Written instruction | Give again, word for word, the lines below that run from the line with "Rebuild this chart" through the line with "carn_lower = [22.0, 34.2]". Drop the pictures.

Records for the exercise |
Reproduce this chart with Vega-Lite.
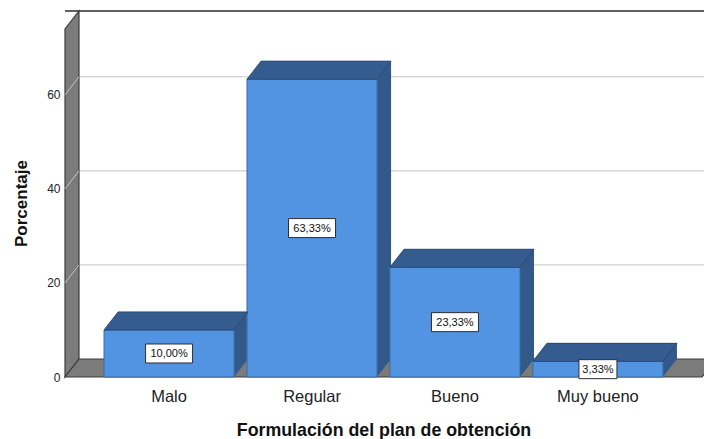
{
  "$schema": "https://vega.github.io/schema/vega-lite/v6.json",
  "autosize": {"type": "none"},
  "width": 637,
  "height": 348,
  "padding": {"left": 65, "top": 29, "right": 2, "bottom": 62},
  "background": "white",
  "config": {
    "view": {"stroke": null},
    "font": "Liberation Sans",
    "locale": {"number": {"decimal": ",", "thousands": ".", "grouping": [3], "currency": ["", "%"]}}
  },
  "data": {
    "values": [
      {"Categoria": "Malo", "Porcentaje": 10},
      {"Categoria": "Regular", "Porcentaje": 63.33},
      {"Categoria": "Bueno", "Porcentaje": 23.33},
      {"Categoria": "Muy bueno", "Porcentaje": 3.33}
    ]
  },
  "encoding": {
    "x": {
      "field": "Categoria",
      "type": "nominal",
      "sort": null,
      "title": "Formulación del plan de obtención",
      "scale": {"paddingInner": 0.09, "paddingOuter": 0.273},
      "axis": {
        "labelAngle": 0,
        "domain": false,
        "ticks": false,
        "tickSize": 0,
        "labelPadding": 11,
        "labelFontSize": 16.5,
        "labelColor": "#222222",
        "labelFont": "Liberation Sans",
        "titleFont": "Liberation Sans",
        "titleFontSize": 17.8,
        "titleFontWeight": "bold",
        "titleColor": "#111111",
        "titlePadding": 17
      }
    }
  },
  "layer": [
    {
      "layer": [
        {
          "data": {"values": [{}]},
          "mark": {"type": "rule", "color": "#5f5f5f", "strokeWidth": 2, "xOffset": 14, "x2Offset": 14, "yOffset": -18, "y2Offset": -18},
          "encoding": {"x": null, "y": {"datum": 74, "type": "quantitative", "title": "Porcentaje"}}
        },
        {
          "data": {"values": [{"g": 20}, {"g": 40}, {"g": 60}]},
          "mark": {"type": "rule", "color": "#c4c4c4", "strokeWidth": 1, "xOffset": 14, "x2Offset": 14, "yOffset": -18, "y2Offset": -18},
          "encoding": {"x": null, "y": {"field": "g", "type": "quantitative", "title": "Porcentaje"}}
        },
        {
          "data": {"values": [{}]},
          "mark": {"type": "point", "filled": true, "opacity": 1, "fill": "#7b7b7b", "stroke": "#3c3c3c", "strokeWidth": 1.2, "size": 640000,
            "shape": "M -0.79625 0 L -0.79625 -0.87 L -0.76125 -0.915 L -0.76125 -0.045 Z"},
          "encoding": {"x": null, "y": {"datum": 0, "type": "quantitative", "title": "Porcentaje"}}
        },
        {
          "data": {"values": [{"g": 20}, {"g": 40}, {"g": 60}]},
          "mark": {"type": "point", "filled": false, "opacity": 1, "stroke": "#c4c4c4", "strokeWidth": 1, "size": 640000,
            "shape": "M -0.79625 0 L -0.76125 -0.045"},
          "encoding": {"x": null, "y": {"field": "g", "type": "quantitative", "title": "Porcentaje"}}
        },
        {
          "data": {"values": [{}]},
          "mark": {"type": "point", "filled": true, "opacity": 1, "fill": "#7b7b7b", "stroke": "#3c3c3c", "strokeWidth": 1.2, "size": 462400,
            "shape": "M -0.936765 0 L 0.936765 0 L 0.977941 -0.052941 L -0.895588 -0.052941 Z"},
          "encoding": {"x": null, "y": {"datum": 0, "type": "quantitative", "title": "Porcentaje"}}
        },
        {
          "mark": {"type": "bar", "fill": "#33598b", "xOffset": 14, "x2Offset": 14, "yOffset": -18, "y2Offset": -18},
          "encoding": {"y": {"field": "Porcentaje", "type": "quantitative", "title": "Porcentaje"}}
        },
        {
          "mark": {"type": "point", "filled": true, "opacity": 1, "fill": "#33598b", "size": 25600,
            "shape": "M 0.8125 0 L 0.8125 -0.225 L 0.9875 -0.225 Z"},
          "encoding": {"y": {"datum": 0, "type": "quantitative", "title": "Porcentaje"}}
        },
        {
          "mark": {"type": "bar", "fill": "#5294e2", "stroke": "#3c6aa3", "strokeWidth": 1},
          "encoding": {
            "y": {
              "field": "Porcentaje",
              "type": "quantitative",
              "title": "Porcentaje",
              "scale": {"domain": [0, 74], "nice": false},
              "axis": {
                "values": [0, 20, 40, 60],
                "domain": false,
                "ticks": false,
                "tickSize": 0,
                "grid": false,
                "labelPadding": 5,
                "labelFontSize": 12,
                "labelColor": "#222222",
                "labelFont": "Liberation Sans",
                "titleFont": "Liberation Sans",
                "titleFontSize": 17,
                "titleFontWeight": "bold",
                "titleColor": "#111111",
                "titlePadding": 16
              }
            }
          }
        },
        {
          "mark": {"type": "point", "filled": true, "opacity": 1, "fill": "#355c8f", "stroke": "#2b4a74", "strokeWidth": 1, "size": 25600,
            "shape": "M -0.8125 0 L 0.8125 0 L 0.9875 -0.225 L -0.6375 -0.225 Z"},
          "encoding": {"y": {"field": "Porcentaje", "type": "quantitative", "title": "Porcentaje"}}
        }
      ]
    },
    {
      "layer": [
        {
          "mark": {"type": "point", "filled": true, "opacity": 1, "fill": "white", "stroke": "#2e2e2e", "strokeWidth": 1, "size": 2500},
          "encoding": {
            "y": {"field": "Porcentaje", "type": "quantitative", "scale": {"domain": [0, 148], "nice": false}, "axis": null},
            "shape": {
              "condition": {"test": "datum.Porcentaje < 10", "value": "M -0.76 -0.38 L 0.76 -0.38 L 0.76 0.38 L -0.76 0.38 Z"},
              "value": "M -0.94 -0.38 L 0.94 -0.38 L 0.94 0.38 L -0.94 0.38 Z"
            }
          }
        },
        {
          "mark": {"type": "text", "fontSize": 11, "font": "Liberation Sans", "color": "#111111", "baseline": "middle", "align": "center", "dy": 0.5},
          "encoding": {
            "y": {"field": "Porcentaje", "type": "quantitative", "scale": {"domain": [0, 148], "nice": false}, "axis": null},
            "text": {"field": "Porcentaje", "type": "quantitative", "format": "$.2f"}
          }
        }
      ]
    }
  ],
  "resolve": {"scale": {"y": "independent"}}
}
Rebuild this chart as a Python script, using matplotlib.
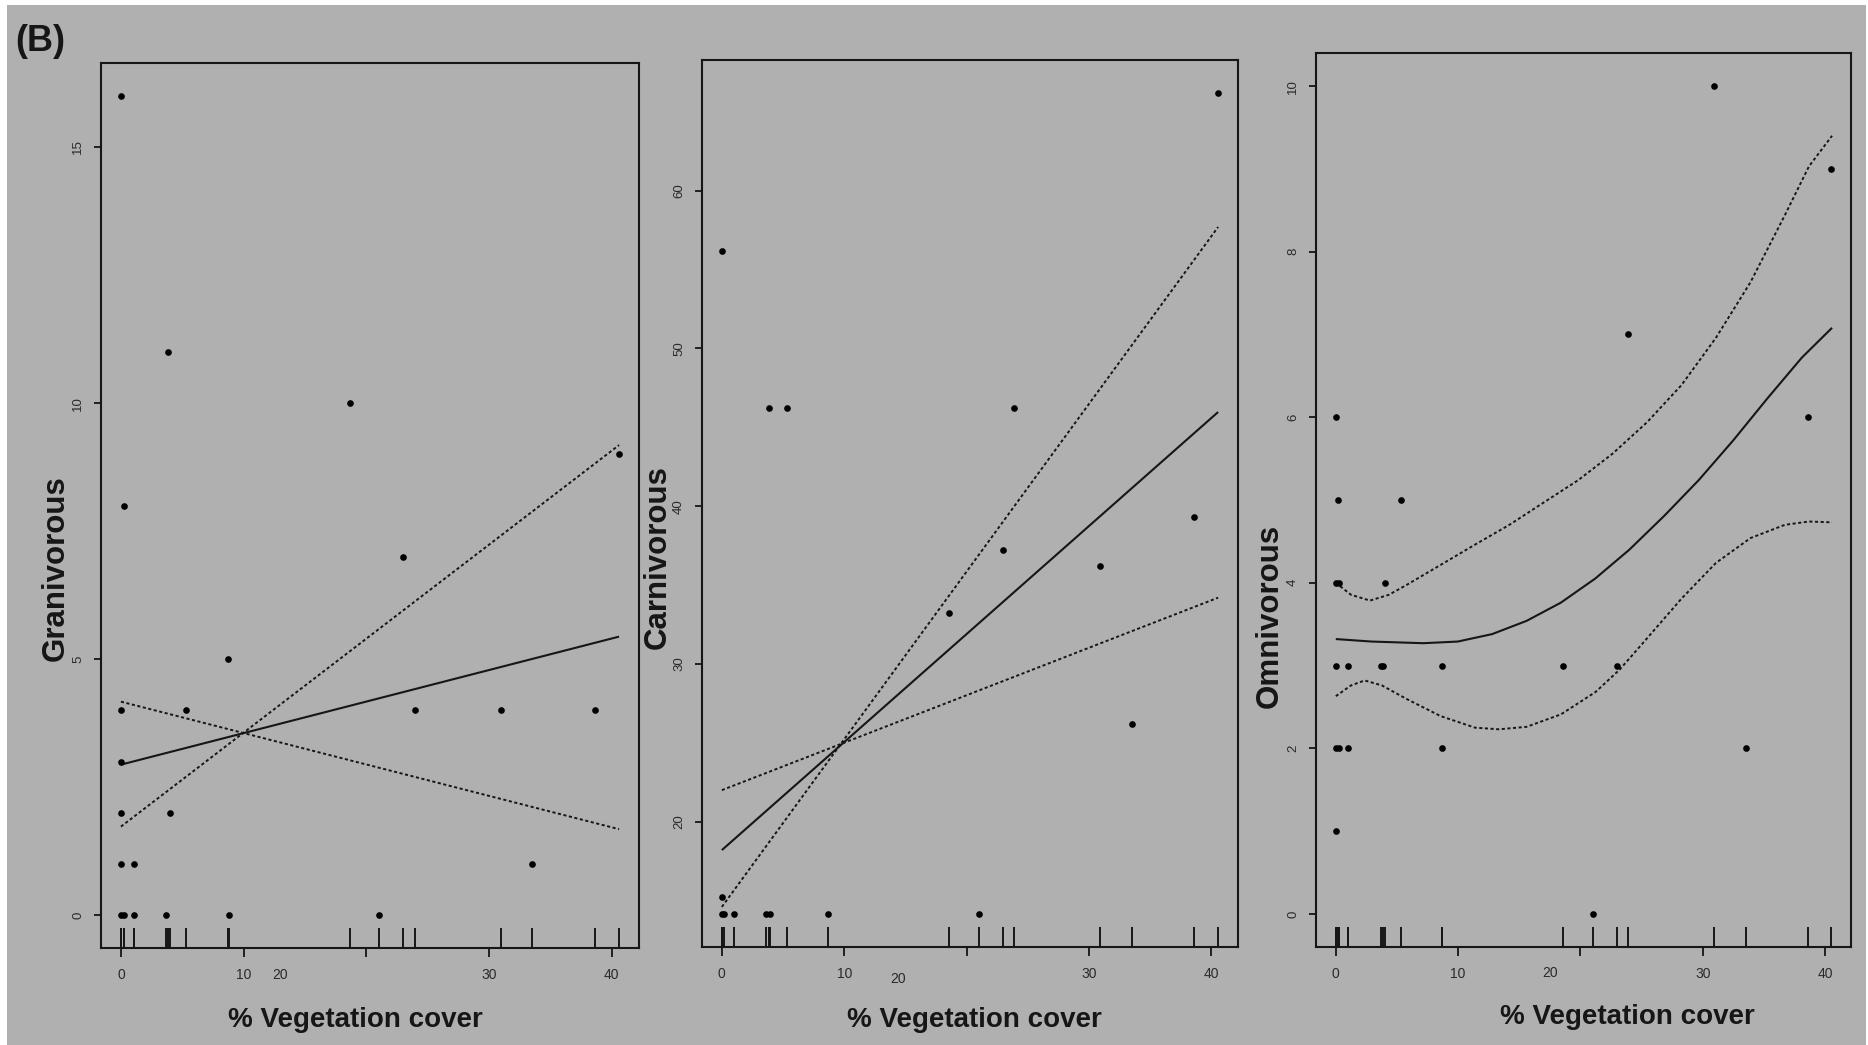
import matplotlib
matplotlib.use("Agg")
import matplotlib.pyplot as plt
from matplotlib import font_manager
from matplotlib.patches import Rectangle
import numpy as np

# ---------------- data ----------------
# Panel 1: Granivorous
gran_x = [0, 3.87, 18.67, 40.6, 0.27, 23.03, 8.7, 0, 5.33, 23.93, 31.0, 38.67,
          0, 0, 4.03, 0, 1.03, 33.53, 0, 0.27, 1.03, 3.7, 8.77, 21.03]
gran_y = [16, 11, 10, 9, 8, 7, 5, 4, 4, 4, 4, 4,
          3, 2, 2, 1, 1, 1, 0, 0, 0, 0, 0, 0]
gran_fit_x = [0, 40.6]
gran_fit = [2.94, 5.44]
gran_upper = [1.73, 9.18]
gran_lower = [4.17, 1.68]

# Panel 2: Carnivorous
carn_x = [40.55, 0, 3.84, 5.32, 23.87, 38.55, 23.0, 30.9, 18.6, 33.5, 0,
          0, 0.2, 1.03, 3.6, 3.9, 8.7, 21.0]
carn_y = [66.2, 56.2, 46.2, 46.2, 46.2, 39.3, 37.2, 36.2, 33.2, 26.2, 15.2,
          14.14, 14.14, 14.14, 14.14, 14.14, 14.14, 14.14]
carn_fit_x = [0, 40.55]
carn_fit = [18.2, 45.97]
carn_upper = [14.6, 57.7]
carn_lower = [22.0, 34.2]

# Panel 3: Omnivorous
omni_x = [30.95, 40.5, 23.9, 0, 38.6, 0.2, 5.3, 0, 0.26, 4.0, 0, 1.0, 3.7, 3.85,
          8.7, 18.6, 23.0, 0, 0.26, 1.0, 8.7, 33.5, 0, 21.0]
omni_y = [10, 9, 7, 6, 6, 5, 5, 4, 4, 4, 3, 3, 3, 3,
          3, 3, 3, 2, 2, 2, 2, 2, 1, 0]
omni_fit_x = [0, 2.93, 7.15, 9.97, 12.78, 15.6, 18.4, 21.2, 24.0, 26.86, 29.67,
              32.49, 35.3, 38.1, 40.57]
omni_fit = [3.32, 3.29, 3.27, 3.29, 3.38, 3.54, 3.76, 4.05, 4.40, 4.81, 5.24,
            5.72, 6.23, 6.72, 7.08]
omni_up_x = [0, 1.24, 2.79, 4.34, 5.74, 8.56, 11.37, 14.19, 17.0, 19.82, 22.63,
             25.45, 28.27, 31.08, 33.9, 36.71, 38.68, 40.57]
omni_up = [4.0, 3.855, 3.785, 3.855, 3.97, 4.215, 4.46, 4.70, 4.97, 5.24, 5.56,
           5.94, 6.39, 6.96, 7.63, 8.44, 9.03, 9.40]
omni_lo_x = [0, 1.24, 2.36, 3.77, 5.74, 8.56, 11.37, 13.34, 15.6, 18.4, 21.23,
             23.2, 25.45, 28.27, 31.08, 33.9, 36.71, 38.68, 40.57]
omni_lo = [2.63, 2.76, 2.82, 2.76, 2.60, 2.39, 2.25, 2.23, 2.26, 2.41, 2.68,
           2.95, 3.33, 3.81, 4.24, 4.54, 4.70, 4.74, 4.73]

x_ticks = [0, 10, 20, 30, 40]
x_ticklabels = ["0", "10", "", "30", "40"]
stray_label = "20"
gran_yticks = [0, 5, 10, 15]
carn_yticks = [20, 30, 40, 50, 60]
omni_yticks = [0, 2, 4, 6, 8, 10]
xlabel = "% Vegetation cover"
ylabels = ["Granivorous", "Carnivorous", "Omnivorous"]
panel_tag = "(B)"

# ---------------- fonts ----------------
def has_font(name):
    try:
        font_manager.findfont(font_manager.FontProperties(family=name),
                              fallback_to_default=False)
        return True
    except Exception:
        return False

if has_font("Liberation Sans Narrow"):
    NARROW, XLAB_FS = "Liberation Sans Narrow", 23
else:
    NARROW, XLAB_FS = "Liberation Sans", 20
REG = "Liberation Sans"

W, H = 1868, 1045
BG = "#b0b0b0"
INK = "#161616"

fig = plt.figure(figsize=(W / 100, H / 100), dpi=100, facecolor="white")
fig.patches.append(Rectangle((7 / W, 0), (1866 - 7) / W, (H - 5) / H,
                             transform=fig.transFigure, facecolor=BG,
                             edgecolor="none", zorder=-10))

def fr(l, t, r, b):
    return [l / W, 1 - b / H, (r - l) / W, (b - t) / H]

rects = [fr(101, 63, 639, 948), fr(702, 60, 1238, 947), fr(1316, 53, 1851, 947)]

panels = [
    dict(x=gran_x, y=gran_y, yt=gran_yticks,
         lines=[(gran_fit_x, gran_fit, "-"), (gran_fit_x, gran_upper, ":"),
                (gran_fit_x, gran_lower, ":")],
         stray=(13.0, 19.5)),
    dict(x=carn_x, y=carn_y, yt=carn_yticks,
         lines=[(carn_fit_x, carn_fit, "-"), (carn_fit_x, carn_upper, ":"),
                (carn_fit_x, carn_lower, ":")],
         stray=(14.4, 23.0)),
    dict(x=omni_x, y=omni_y, yt=omni_yticks,
         lines=[(omni_fit_x, omni_fit, "-"), (omni_up_x, omni_up, ":"),
                (omni_lo_x, omni_lo, ":")],
         stray=(17.5, 18.5)),
]

for rect, p in zip(rects, panels):
    ax = fig.add_axes(rect)
    ax.set_facecolor(BG)
    xs = np.array(p["x"], float)
    ys = np.array(p["y"], float)
    # R-style 4% extension
    xr = xs.max() - xs.min()
    yr = ys.max() - ys.min()
    ax.set_xlim(xs.min() - 0.04 * xr, xs.max() + 0.04 * xr)
    ax.set_ylim(ys.min() - 0.04 * yr, ys.max() + 0.04 * yr)

    for lx, ly, ls in p["lines"]:
        if ls == "-":
            ax.plot(lx, ly, color=INK, lw=1.5, solid_capstyle="butt",
                    solid_joinstyle="round", zorder=3)
        else:
            ax.plot(lx, ly, color=INK, lw=1.4, linestyle=(0, (1.6, 1.3)),
                    dash_joinstyle="round", zorder=3)

    ax.plot(xs, ys, "o", color="black", ms=4.8, mew=0, zorder=4)

    # rug
    trans = ax.get_xaxis_transform()
    for xv in xs:
        ax.plot([xv, xv], [0, 20 / 885], transform=trans, color=INK, lw=1.4,
                solid_capstyle="butt", zorder=2)

    ax.set_xticks(x_ticks)
    ax.set_xticklabels(x_ticklabels, fontfamily=NARROW, fontsize=10, color="#2a2a2a")
    ax.set_yticks(p["yt"])
    ax.set_yticklabels([str(v) for v in p["yt"]], fontfamily=REG, fontsize=9.5,
                       color="#2a2a2a", rotation=90, va="center")
    ax.tick_params(axis="x", length=6.5, width=1.3, pad=8, color=INK)
    ax.tick_params(axis="y", length=5.2, width=1.3, pad=7, color=INK)
    for s in ax.spines.values():
        s.set_linewidth(1.5)
        s.set_color(INK)

    sx, sdy = p["stray"]
    ax.annotate(stray_label, xy=(sx, 0), xycoords=("data", "axes fraction"),
                xytext=(0, -sdy), textcoords="offset points", ha="center",
                va="center", fontfamily=NARROW, fontsize=10, color="#2a2a2a")

# axis titles
for (cx, cy) in [(355, 1020), (974, 1020), (1627, 1017)]:
    fig.text(cx / W, 1 - cy / H, xlabel, fontfamily=NARROW, fontweight="bold",
             fontsize=XLAB_FS, ha="center", va="center", color=INK)
for lab, (cx, cy) in zip(ylabels, [(56, 568), (658, 557), (1270, 616)]):
    fig.text(cx / W, 1 - cy / H, lab, fontfamily=REG, fontweight="bold",
             fontsize=22.5, ha="center", va="center", rotation=90, color=INK)

fig.text(40 / W, 1 - 42 / H, panel_tag, fontfamily=REG, fontweight="bold",
         fontsize=26, ha="center", va="center", color=INK)

fig.savefig("out.png", dpi=100, facecolor=fig.get_facecolor())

Solution |
Rebuild this chart as a Python script, using matplotlib.
import matplotlib
matplotlib.use("Agg")
import matplotlib.pyplot as plt
from matplotlib import font_manager
from matplotlib.patches import Rectangle
import numpy as np

# ---------------- data ----------------
# Panel 1: Granivorous
gran_x = [0, 3.87, 18.67, 40.6, 0.27, 23.03, 8.7, 0, 5.33, 23.93, 31.0, 38.67,
          0, 0, 4.03, 0, 1.03, 33.53, 0, 0.27, 1.03, 3.7, 8.77, 21.03]
gran_y = [16, 11, 10, 9, 8, 7, 5, 4, 4, 4, 4, 4,
          3, 2, 2, 1, 1, 1, 0, 0, 0, 0, 0, 0]
gran_fit_x = [0, 40.6]
gran_fit = [2.94, 5.44]
gran_upper = [1.73, 9.18]
gran_lower = [4.17, 1.68]

# Panel 2: Carnivorous
carn_x = [40.55, 0, 3.84, 5.32, 23.87, 38.55, 23.0, 30.9, 18.6, 33.5, 0,
          0, 0.2, 1.03, 3.6, 3.9, 8.7, 21.0]
carn_y = [66.2, 56.2, 46.2, 46.2, 46.2, 39.3, 37.2, 36.2, 33.2, 26.2, 15.2,
          14.14, 14.14, 14.14, 14.14, 14.14, 14.14, 14.14]
carn_fit_x = [0, 40.55]
carn_fit = [18.2, 45.97]
carn_upper = [14.6, 57.7]
carn_lower = [22.0, 34.2]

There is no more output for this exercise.